The early months of 2026 saw the U.S. Congress move with uncharacteristic speed to regulate the digital asset space. Following the landmark GENIUS Act of late 2025, February brought the introduction of the CLARITY Act. Together, these pieces of legislation represent the “Dollarization of Crypto.” After years of volatility and scams, the U.S. government has decided that if you can’t beat the digital asset revolution, you should absorb it into the U.S. Treasury system.
The CLARITY Act focuses on stablecoins—digital assets pegged to the dollar. It mandates that any stablecoin issuer operating in the U.S. must hold 1:1 reserves in high-quality liquid assets, specifically U.S. Treasuries. This move has two major effects. First, it provides a massive new source of demand for U.S. government debt. Second, it effectively turns private stablecoins into “shadow versions” of a Central Bank Digital Currency (CBDC).
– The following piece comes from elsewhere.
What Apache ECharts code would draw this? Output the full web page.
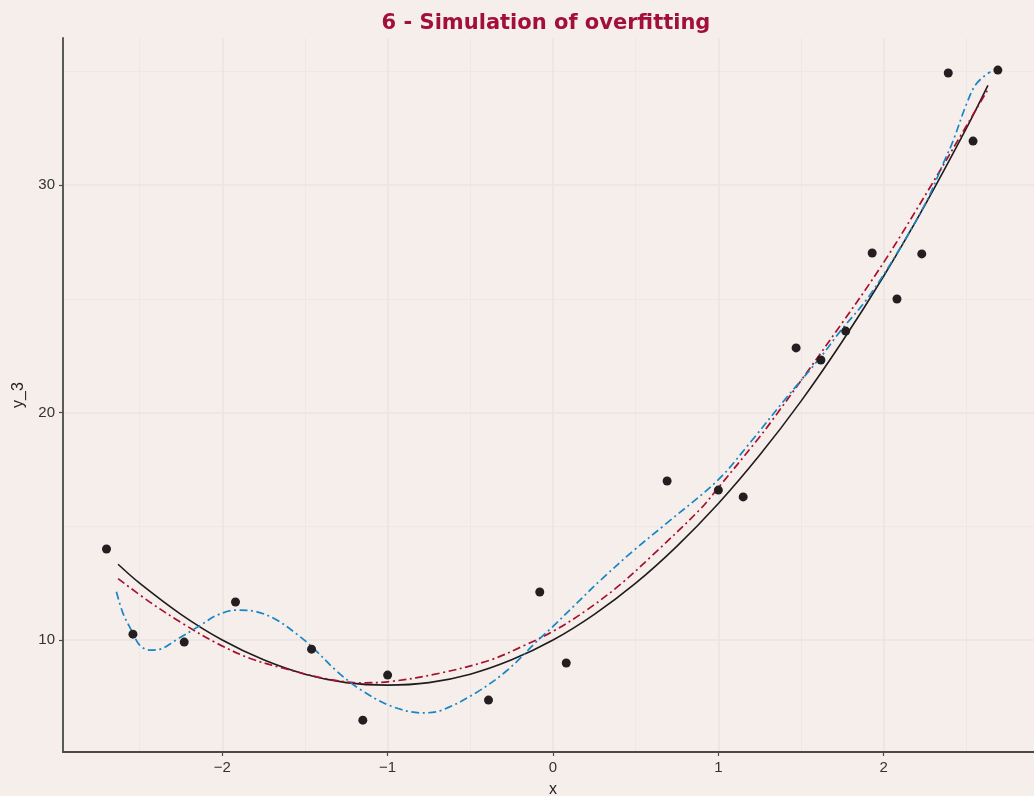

The days of the “wild west” crypto era are over; the new era is one of “Institutional Crypto.”
The response from the crypto community has been split. “Purists” argue that this is a betrayal of the decentralized ethos of Bitcoin, while “Realists” see it as the only way for the technology to achieve mass adoption. In 2026, the “dollar-pegged digital world” is the primary engine of global trade. By regulating it, Washington has ensured that even as the world moves toward digital assets, the U.S. Dollar remains the world’s reserve currency. The CLARITY Act is a masterclass in using regulation as a tool for financial hegemony.